Pound for pound, Mike Tyson was the best male boxer to have ever taken the professional ring. The bloke had good muscle density, cardiovascular fitness, lightning speed in his punches, and just this real toxic male bravado, that unfortunately got him into a lot of steep within his personal life (did him well though in the boxing ring).


Managing investments feels like being in a boxing ring, where you're constantly contending against the variables you can control (your physical fitness, diet, sleep, etc.) and those you can't (inflation, cost of living crisis, austerity, bear-sticking markets, etc.). Like a good professional boxer, keeping a good track on all that you can control requires somewhat of a daily strength and conditioning. The discipline required to follow through with good long-term decisions (such as to practice saving cash for a contingency fund, of which the unforeseen event may only happen a year from now), within this high-pressure, high interest rate environment, requires a similar aggression as these athletes have.


For businesses, the budget planning component of any contingency plan is crucial to ensure long-term survival through business-critical events, or quite frankly catastrophes, such as this potentially corrosive monkey-pox pandemic.
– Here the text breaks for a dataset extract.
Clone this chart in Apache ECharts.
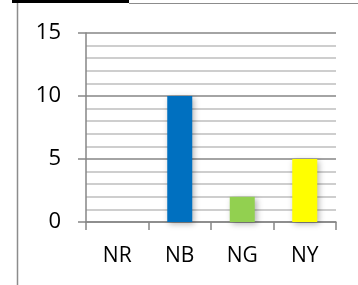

Executed with effectiveness (good factoring of all potential threat variables) and efficiency (no excess or deficit amounts of money to be spent, and enough liquidity accessible in cash reserves), this long-term plan can be a thing of beauty.


Just that in the short-term, ridiculously increased costs such as six key industrial metals on the London Stock Exchange by double in 2021; spot-natural gas prices by six times in Europe than the pre-pandemic times; and global maritime container freight rates costing seven times higher than in 2019 (McKinsey & Co.), make it very difficult for any business to think about the long haul. It becomes a priority for them to rather improve their business model, in order to capture more sales and reduce costs, in a way that can, say, allow for the "luxury" of contingency planning.